Alderman Sigcho-Lopez’s efforts have met significant resistance. In May his plan gained the support of the city council’s zoning committee, despite promises from archdiocesan counsel that they would sue to block the rezoning.

But according to Block Club Chicago, political allies of Mayor Lori Lightfoot blocked the rezoning vote.

Last week, the St. Adalbert’s Rosary Group filed suit against the mayor, charging that the mayor gave favoritism to the both developers and the Archdiocese of Chicago over the needs of the community, violating religious liberty and the federal Religious Land Use and Institutionalized Persons Act of 2000 (RLUIPA).

The case is now pending in federal court.

The St. Adalbert’s Pieta statue on a flatbed truck Nov. 29, outside St. Adalbert’s Church in Chicago. Courtesy photo.

The Pietà statue itself was initially scheduled to be removed from the church in September, but a protest threatened that plan. Another planned move was halted in October by the presence of protests.

A January letter of intent obtained by The Pillar indicates that a $3.95 million offer on the property was made by ANEW LLC, which the rosary group claims is a real estate holding company director by Dan Davidson, a real estate developer who in 2003 converted a closed Miami synagogue into The Temple House, an event venue which is also a single-family residence.

The letter of intent indicates that ANEW, LLC would intend to use the St. Adalbert’s property for “assembly use, including but not limited to: weddings, life celebrations, private events, dinner gatherings, educational seminars, religious ceremonies, charities, galas and other functions in accordance with traditional socially acceptable standards.”

The rosary group said that sale would be a “surrender” of Catholic patrimony.
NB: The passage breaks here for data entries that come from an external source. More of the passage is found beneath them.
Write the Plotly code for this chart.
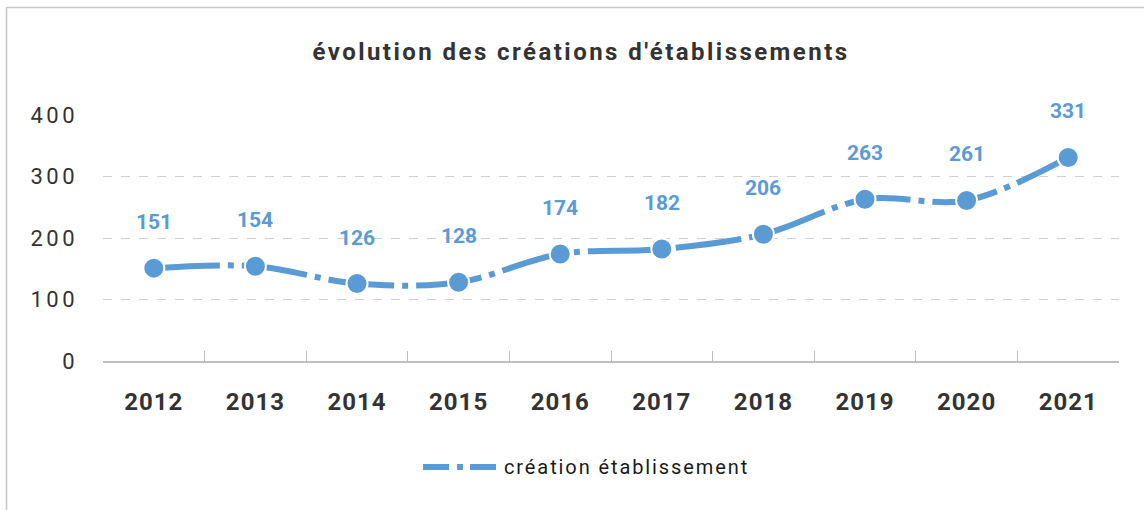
import plotly.graph_objects as go

years = ["2012", "2013", "2014", "2015", "2016", "2017", "2018", "2019", "2020", "2021"]
creations = [151, 154, 126, 128, 174, 182, 206, 263, 261, 331]
y_ticks = [0, 100, 200, 300, 400]
series_name = "création établissement"
title_text = "évolution des créations d'établissements"

BLUE = "#5b9bd5"
FONT = "Roboto"
W, H = 1144, 510
L, R, T, B = 103, 25, 115, 149
PW, PH = W - L - R, H - T - B


def spaced(s, px):
    return f'<span style="letter-spacing:{px}px">{s}</span>'


def px_x(p):
    return (p - L) / PW


def px_y(p):
    return (H - B - p) / PH


fig = go.Figure()
fig.add_trace(go.Scatter(
    x=years, y=creations, mode="lines+markers", name=series_name, showlegend=False,
    line=dict(color=BLUE, width=6, shape="spline", smoothing=1, dash="66px,8px,6px,8px"),
    marker=dict(size=21, color=BLUE, line=dict(color="white", width=2)),
))

for i, v in enumerate(creations):
    fig.add_annotation(x=i, y=v, text=str(v), showarrow=False, yshift=46,
                       font=dict(family=FONT, size=21, color=BLUE, weight="bold"))

# chart border
fig.add_shape(type="rect", xref="paper", yref="paper",
              x0=px_x(6.5), x1=px_x(W + 20), y0=px_y(7.5), y1=px_y(H + 20),
              line=dict(color="#c8c8c8", width=1.5), fillcolor="rgba(0,0,0,0)", layer="below")

# legend (line sample + label)
fig.add_shape(type="line", xref="paper", yref="paper",
              x0=px_x(423), x1=px_x(498), y0=px_y(467), y1=px_y(467),
              line=dict(color=BLUE, width=6, dash="26px,8px,6px,7px"))
fig.add_annotation(xref="paper", yref="paper", x=px_x(502), y=px_y(467),
                   xanchor="left", yanchor="middle", showarrow=False,
                   text=spaced(series_name, 1.9),
                   font=dict(family=FONT, size=20, color="#1a1a1a"))

fig.update_layout(
    width=W, height=H,
    margin=dict(l=L, r=R, t=T, b=B),
    paper_bgcolor="white", plot_bgcolor="white",
    title=dict(text="<b>" + spaced(title_text, 2.45) + "</b>", x=581 / W, xanchor="center", xref="container",
               y=1 - 52 / H, yanchor="middle", yref="container",
               font=dict(family=FONT, size=24, color="#333333")),
    showlegend=False,
    xaxis=dict(type="category", range=[-0.5, len(years) - 0.5], autorange=False,
               showgrid=False, showline=True, linecolor="#bfbfbf", linewidth=1.5,
               ticks="inside", ticklen=10, tickcolor="#bfbfbf", tickson="boundaries",
               ticklabelstandoff=18, tickangle=0,
               tickvals=years, ticktext=[spaced(y, 1) for y in years],
               tickfont=dict(family=FONT, size=24, color="#333333", weight="bold")),
    yaxis=dict(range=[0, 400], autorange=False, tickvals=y_ticks,
               ticktext=[spaced(str(t), 3.5) for t in y_ticks],
               showgrid=True, gridcolor="#d0d0d0",
               griddash="dash", gridwidth=1, zeroline=False, showline=False,
               ticklabelstandoff=24,
               tickfont=dict(family=FONT, size=22, color="#333333")),
)

fig.write_html("out.html", config={"displayModeBar": False},
               post_script="document.body.style.margin='0';document.body.style.overflow='hidden';")
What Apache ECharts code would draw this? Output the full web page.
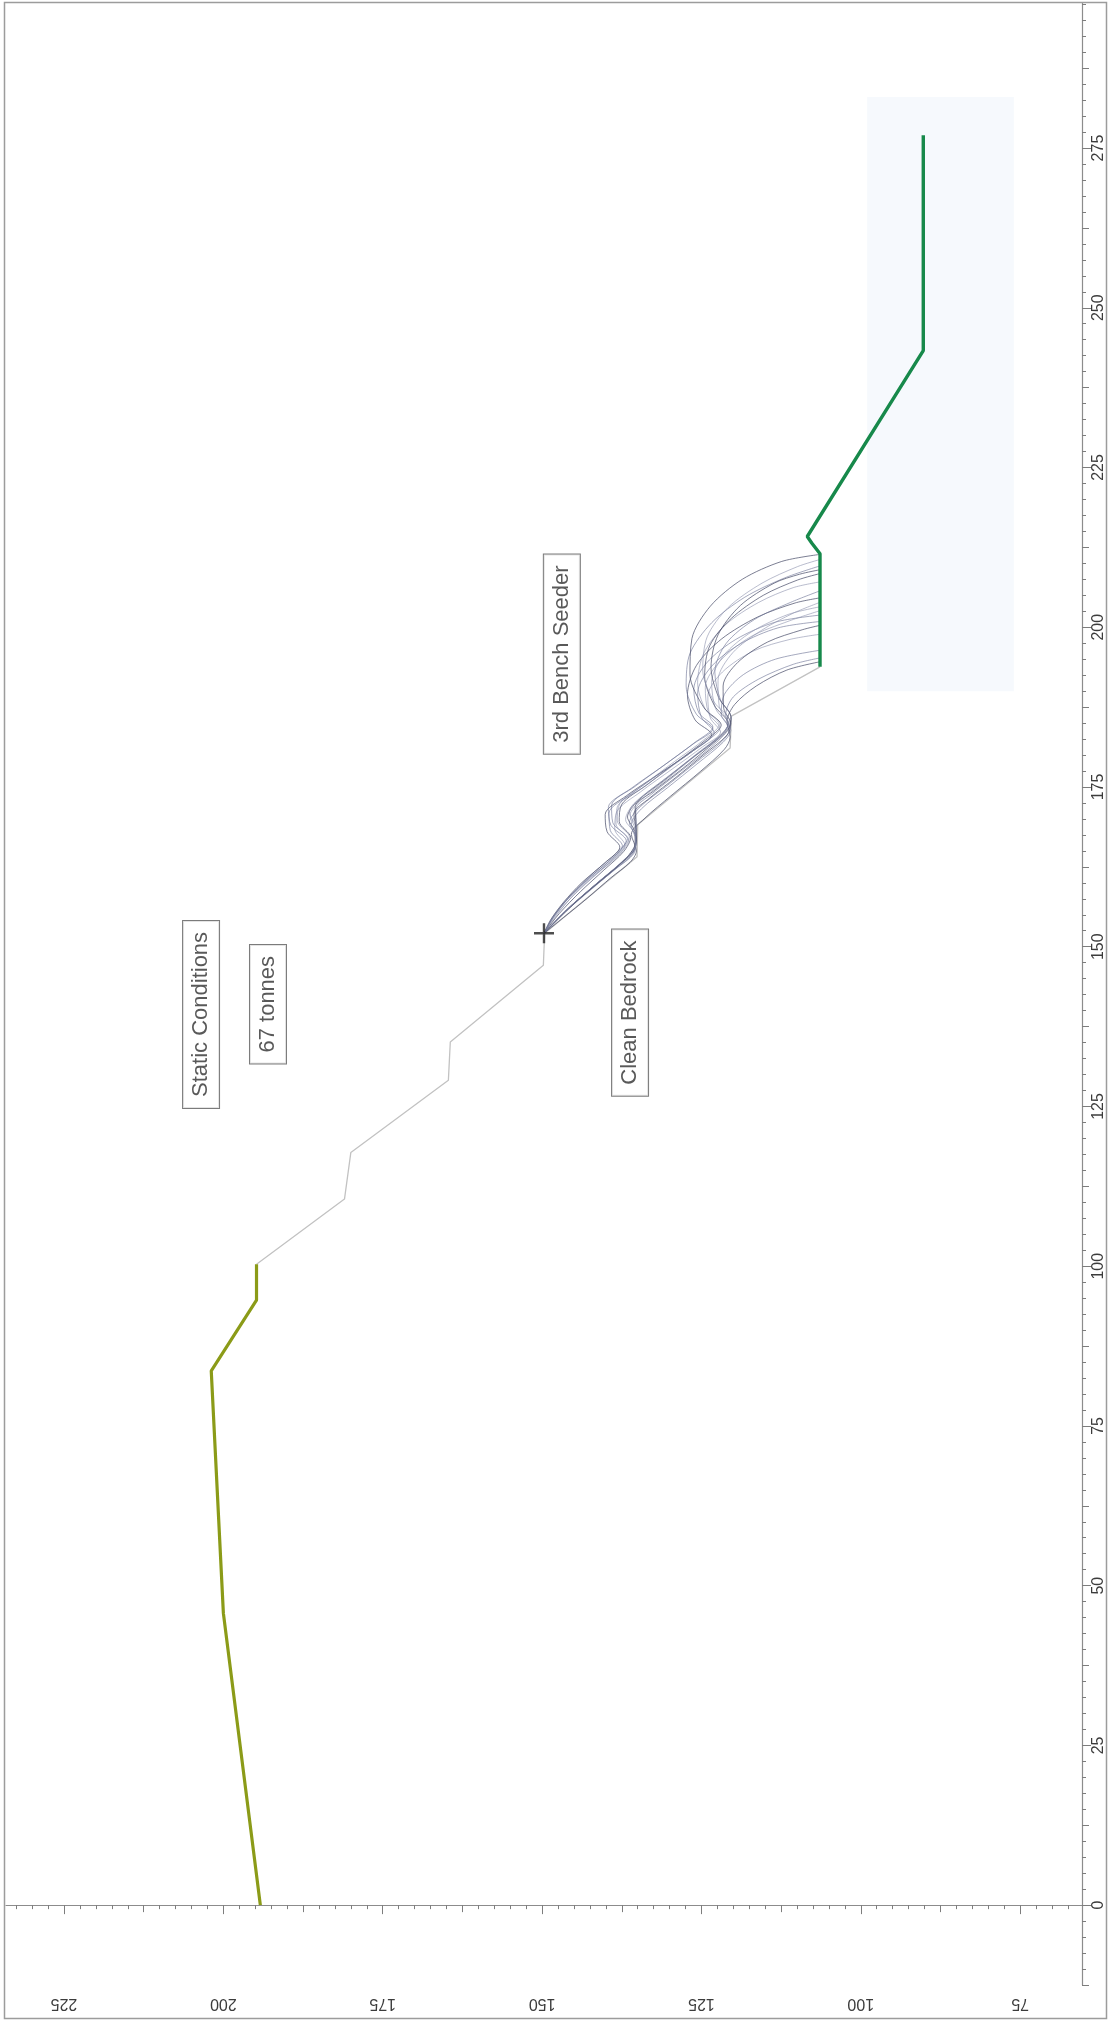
<!DOCTYPE html>
<html>
<head>
<meta charset="utf-8">
<script src="https://cdn.jsdelivr.net/npm/echarts@6/dist/echarts.min.js"></script>
<style>
  html, body { margin: 0; padding: 0; background: #ffffff; }
  #chart { width: 1108px; height: 2023px; }
</style>
</head>
<body>
<div id="chart"></div>
<script>
// Slope section. Every point is [distance along section (m), elevation (m)].
const upperSlope = [[0, 194.2], [45.7, 200.0], [83.6, 201.9], [94.7, 194.8], [100.3, 194.8]];
const bedrockSlope = [[100.3, 194.8], [110.5, 181.0], [117.8, 180.0], [129.1, 164.7], [135.1, 164.4],
  [147.1, 149.8], [152.1, 149.6], [164.1, 135.1], [169.1, 135.0], [181.1, 120.5], [186.1, 120.3], [193.8, 106.4]];
const seededBench = [[193.8, 106.4], [211.5, 106.4], [213.2, 107.7], [214.2, 108.4], [243.3, 90.2], [277.0, 90.2]];

// Release point of the seeder
const seederPoint = [152.1, 149.7];

// Simulated rock paths, release point to landing on the bench
const rockPaths = [
  [[152.1,149.7],[154.6,146.6],[157.6,142.9],[160.8,139.2],[163.2,136.2],[165.0,135.2],[167.6,136.0],[170.0,134.0],[173.6,129.8],[177.4,125.2],[180.9,121.4],[182.8,120.5],[185.2,121.0],[187.9,119.8],[190.8,116.4],[193.3,111.6],[194.6,106.4]],
  [[152.1,149.7],[155.4,146.5],[158.8,142.6],[162.2,138.4],[164.6,135.6],[166.9,135.2],[169.4,136.3],[171.9,134.6],[175.2,130.4],[178.9,125.8],[182.2,121.7],[184.0,120.6],[186.4,121.9],[189.5,121.4],[192.6,118.4],[195.0,113.4],[196.4,106.4]],
  [[152.1,149.7],[154.5,148.3],[157.4,146.0],[160.6,142.6],[163.5,139.0],[165.9,137.0],[168.4,138.6],[171.1,138.3],[174.2,134.6],[177.8,129.6],[181.3,124.8],[183.6,122.0],[185.8,123.6],[189.2,124.0],[193.0,121.7],[196.3,116.8],[198.1,111.1],[198.9,106.4]],
  [[152.1,149.7],[156.2,145.6],[159.9,141.4],[163.4,137.3],[165.9,135.3],[168.3,135.3],[170.8,135.6],[173.2,133.2],[176.5,129.0],[180.1,124.6],[183.1,121.0],[184.9,120.4],[187.3,121.5],[190.8,121.6],[194.5,119.3],[197.7,114.6],[199.6,109.2],[200.3,106.4]],
  [[152.1,149.7],[155.0,148.0],[158.3,145.3],[161.7,141.8],[164.7,138.3],[166.9,136.6],[169.4,138.9],[172.1,139.1],[175.1,135.4],[178.6,130.6],[182.0,126.0],[184.4,123.2],[186.6,125.4],[190.3,126.2],[194.4,124.2],[198.1,119.6],[200.8,113.4],[201.9,106.4]],
  [[152.1,149.7],[155.7,146.1],[159.1,142.1],[162.5,138.2],[165.0,135.6],[167.3,135.3],[169.9,136.9],[172.4,135.6],[175.6,131.6],[179.2,126.9],[182.6,122.4],[184.5,120.9],[187.3,122.8],[191.4,123.4],[195.6,121.5],[199.3,117.1],[202.0,111.4],[203.2,106.4]],
  [[152.1,149.7],[154.3,148.6],[157.0,146.6],[160.0,143.8],[163.1,140.2],[165.6,137.8],[168.0,139.8],[170.7,140.1],[173.6,136.8],[177.1,131.6],[180.6,126.4],[183.2,123.4],[185.5,126.0],[189.4,127.2],[194.0,125.8],[198.2,121.8],[201.6,116.2],[203.8,110.3],[204.6,106.4]],
  [[152.1,149.7],[156.6,145.2],[160.4,140.8],[163.9,136.8],[166.4,135.2],[168.9,135.2],[171.5,135.3],[173.9,132.8],[177.2,128.6],[180.8,124.0],[183.9,120.8],[185.8,120.3],[188.6,122.0],[193.0,122.9],[197.5,121.1],[201.2,116.7],[203.9,111.0],[205.7,106.4]],
  [[152.1,149.7],[155.1,147.6],[158.5,144.7],[161.9,140.9],[164.9,137.7],[167.2,136.3],[169.7,138.2],[172.4,137.8],[175.4,134.0],[179.0,129.2],[182.4,124.6],[184.8,122.2],[187.2,124.4],[191.3,125.6],[196.0,124.6],[200.4,121.2],[203.9,116.0],[206.2,110.6],[207.1,106.4]],
  [[152.1,149.7],[155.9,146.0],[159.5,141.9],[162.9,137.8],[165.4,135.5],[167.8,135.4],[170.3,136.6],[172.8,135.0],[176.0,130.9],[179.6,126.4],[182.9,122.2],[184.9,120.8],[187.8,123.0],[192.3,124.5],[197.1,123.7],[201.4,120.3],[205.0,115.3],[207.4,109.9],[208.4,106.4]],
  [[152.1,149.7],[154.7,148.2],[157.8,145.7],[161.1,142.2],[164.2,138.6],[166.6,136.8],[169.0,139.2],[171.8,139.6],[174.8,136.0],[178.3,131.0],[181.8,126.2],[184.1,123.2],[186.4,125.8],[190.8,127.4],[195.9,126.8],[200.7,123.4],[204.7,118.2],[207.7,112.0],[209.6,106.4]],
  [[152.1,149.7],[156.4,145.4],[160.1,141.2],[163.6,137.1],[166.1,135.3],[168.6,135.3],[171.1,136.3],[173.5,134.3],[176.8,130.0],[180.4,125.5],[183.5,121.6],[185.4,120.6],[188.3,123.0],[193.3,124.8],[198.5,124.1],[203.1,120.8],[206.9,115.5],[209.5,109.9],[210.6,106.4]],
  [[152.1,149.7],[155.2,147.3],[158.6,144.0],[162.0,140.3],[164.9,137.2],[167.1,136.1],[169.6,137.9],[172.3,137.5],[175.3,133.6],[178.9,128.9],[182.3,124.4],[184.7,121.9],[187.4,124.6],[192.6,126.8],[198.2,126.5],[203.3,123.6],[207.5,118.6],[210.3,112.4],[211.4,106.4]],
  [[152.1,149.7],[155.6,146.4],[158.9,142.5],[162.1,138.6],[164.5,135.8],[166.6,135.3],[169.1,136.0],[171.6,134.4],[174.9,130.3],[178.6,125.7],[182.0,121.6],[183.9,120.4],[186.3,121.2],[189.1,120.0],[191.9,116.0],[194.2,110.6],[195.2,106.4]],
  [[152.1,149.7],[154.9,147.9],[158.1,145.0],[161.4,141.4],[164.4,137.9],[166.7,136.4],[169.2,138.4],[171.9,138.2],[174.9,134.2],[178.4,129.4],[181.8,124.8],[184.2,122.1],[186.6,123.9],[190.6,124.4],[194.8,122.0],[198.5,117.3],[201.0,111.2],[202.6,106.4]],
  [[152.1,149.7],[156.8,144.9],[160.7,140.4],[164.2,136.5],[166.8,135.2],[169.3,135.3],[171.9,135.4],[174.3,132.6],[177.6,128.3],[181.2,123.9],[184.2,120.7],[186.0,120.4],[189.0,122.3],[193.7,123.5],[198.8,122.4],[203.4,118.9],[206.9,113.6],[208.3,109.6],[209.0,106.4]],
  [[152.1,149.7],[154.4,148.5],[157.2,146.3],[160.3,143.2],[163.3,139.6],[165.8,137.4],[168.2,139.3],[170.9,139.5],[173.9,136.0],[177.4,131.1],[180.9,126.0],[183.5,123.0],[185.9,125.0],[189.7,125.6],[193.9,123.4],[197.4,118.9],[199.9,113.0],[200.9,106.4]],
  [[152.1,149.7],[156.0,145.9],[159.7,141.7],[163.2,137.6],[165.7,135.4],[168.0,135.3],[170.6,136.2],[173.0,134.4],[176.3,130.3],[179.9,125.9],[183.0,121.9],[184.9,120.7],[187.6,122.2],[191.7,122.4],[196.0,120.1],[199.5,115.6],[202.2,110.6],[203.9,106.4]]
];

// Text notes placed on the section, [distance, elevation]
const noteTexts = ['Static Conditions', '67 tonnes', 'Clean Bedrock', '3rd Bench Seeder'];
const notePoints = [[139.4, 203.5], [141.0, 193.0], [139.7, 136.2], [195.8, 146.9]];

// Axis labels
const elevationLabels = [75, 100, 125, 150, 175, 200, 225];
const distanceLabels = [0, 25, 50, 75, 100, 125, 150, 175, 200, 225, 250, 275];

// Axis extents
const ELEV_MIN = 65.3, ELEV_MAX = 234.1;
const DIST_MIN = -12.5, DIST_MAX = 297.7;

// Minor and half-way tick positions between the labelled ticks
function ticksBetween(lo, hi, step, skip) {
  const out = [];
  for (let v = Math.ceil(lo / step) * step; v <= hi + 1e-9; v += step) {
    const r = Math.round(v * 10) / 10;
    if (!skip || Math.abs(r / skip - Math.round(r / skip)) > 1e-6) out.push(r);
  }
  return out;
}
const elevMinor = ticksBetween(ELEV_MIN, ELEV_MAX, 2.5, 12.5);
const elevMid = ticksBetween(ELEV_MIN, ELEV_MAX, 12.5, 25);
const distMinor = ticksBetween(DIST_MIN, DIST_MAX, 2.5, 12.5);
const distMid = ticksBetween(DIST_MIN, DIST_MAX, 12.5, 25);

// Elevation runs along the x axis (reversed), distance along the y axis
const toXY = p => [p[1], p[0]];

const FONT = '"Liberation Sans", Arial, sans-serif';
const tickColor = '#7d7d7d';

function elevAxis(ticks, len, withLabels) {
  return {
    type: 'value', position: 'bottom', inverse: true,
    min: ELEV_MIN, max: ELEV_MAX,
    axisLine: { show: withLabels, lineStyle: { color: '#8c8c8c', width: 1.2 } },
    axisTick: { show: true, customValues: ticks, length: len, lineStyle: { color: tickColor, width: 1 } },
    axisLabel: withLabels ? {
      show: true, customValues: elevationLabels, rotate: 180, margin: 10,
      fontSize: 16, color: '#3c3c3c', fontFamily: FONT
    } : { show: false },
    splitLine: { show: false }
  };
}
function distAxis(ticks, len, withLabels) {
  return {
    type: 'value', position: 'right',
    min: DIST_MIN, max: DIST_MAX,
    axisLine: { show: withLabels, lineStyle: { color: '#8c8c8c', width: 1.2 } },
    axisTick: { show: true, customValues: ticks, length: len, lineStyle: { color: tickColor, width: 1 } },
    axisLabel: withLabels ? {
      show: true, customValues: distanceLabels, rotate: 90, margin: 9,
      fontSize: 16, color: '#3c3c3c', fontFamily: FONT
    } : { show: false },
    splitLine: { show: false }
  };
}

const pathColors = ['rgba(72,76,104,0.8)', 'rgba(112,118,152,0.7)', 'rgba(135,140,170,0.65)'];

const series = [];

series.push({
  type: 'line', name: 'bedrock', data: bedrockSlope.map(toXY),
  showSymbol: false, silent: true, z: 1,
  lineStyle: { color: '#c2c2c2', width: 1.3 }
});

rockPaths.forEach((path, i) => {
  series.push({
    type: 'line', data: path.map(toXY), smooth: 0.3,
    showSymbol: false, silent: true, z: 2,
    lineStyle: { color: pathColors[i % 3], width: 0.9 }
  });
});

series.push({
  type: 'line', name: 'upper', data: upperSlope.map(toXY),
  showSymbol: false, silent: true, z: 3,
  lineStyle: { color: '#8b9b18', width: 3.2 }
});

series.push({
  type: 'line', name: 'bench', data: seededBench.map(toXY),
  showSymbol: false, silent: true, z: 4,
  lineStyle: { color: '#17894b', width: 3.4 },
  markArea: {
    silent: true,
    itemStyle: { color: 'rgba(228,237,248,0.32)' },
    data: [[{ coord: [99, 190] }, { coord: [76, 283] }]]
  }
});

series.push({
  type: 'scatter', name: 'seeder', data: [toXY(seederPoint)],
  symbol: 'path://M4.4,0H5.6V10H4.4ZM0,4.4H10V5.6H0Z', symbolSize: 20,
  itemStyle: { color: '#222222' }, silent: true, z: 6
});

series.push({
  type: 'scatter', name: 'notes',
  data: notePoints.map((p, i) => ({ value: toXY(p), name: noteTexts[i] })),
  symbolSize: 0, silent: true, z: 7,
  label: {
    show: true, position: 'inside', rotate: 90, formatter: '{b}',
    fontSize: 22, fontFamily: FONT, color: '#2f2f2f',
    backgroundColor: '#ffffff', borderColor: '#5a5a5a', borderWidth: 1,
    padding: [8, 11, 6, 11]
  }
});

const chart = echarts.init(document.getElementById('chart'), null, { renderer: 'canvas' });
chart.setOption({
  animation: false,
  backgroundColor: '#ffffff',
  grid: { left: 6, right: 26, top: 3, bottom: 38, outerBoundsMode: 'none' },
  xAxis: [
    elevAxis(elevationLabels, 9, true),
    elevAxis(elevMid, 7, false),
    elevAxis(elevMinor, 4, false)
  ],
  yAxis: [
    distAxis(distanceLabels, 9, true),
    distAxis(distMid, 7, false),
    distAxis(distMinor, 4, false)
  ],
  series: series,
  graphic: [{
    type: 'rect', silent: true, z: 100,
    shape: { x: 4.5, y: 2.5, width: 1102, height: 2016 },
    style: { fill: 'none', stroke: '#9c9c9c', lineWidth: 1.5 }
  }]
});
</script>
</body>
</html>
“When the Church is surrendering some of the greatest of its historical and architectural treasures to the secular world, in this case for what we know to be sordid use, with familiar secrecy and callousness, serious questions need to be asked by the pope and others at the Vatican. We need to address why we’re giving up on these treasures of the faith in response to declines in Mass attendance when so many Catholics are leaving the Church for other denominations,” its Nov. 29 statement said.

“The leaders of our Church are giving up on these churches in a way that is leading to their unnecessary destruction,” the group added.

It is not clear whether that possible sale to ANEW is still in the works; Davidson himself could not be reached for comment.

Since 2018, the Archdiocese of Chicago has been in the process of its “Renew My Church” initiative, which will see the number of archdiocesan parishes reduced from 344 to 221, and see at least 57 parish churches shuttered across the archdiocese. The archdiocese has roughly half the number of priests it did in 1975, and Mass attendance has declined sharply in recent decades.

Canon law provides that “if a church cannot be used in any way for divine worship and there is no possibility of repairing it, the diocesan bishop can relegate it to profane but not sordid use.”

The law specifies that “where other grave causes suggest that a church no longer be used for divine worship, the diocesan bishop, after having heard the presbyteral council, can relegate it to profane but not sordid use, with the consent of those who legitimately claim rights for themselves in the church and provided that the good of souls suffers no detriment thereby.”

Amid of a spate of church closures in the United States in recent decades, parishioners making appeals to the Vatican have seen success if officials determine that the proper consultative process for a church closure was not followed, or if the church itself is determined to be sufficiently suitable for continued sacramental worship.

The archdiocese has not yet responded to questions from The Pillar.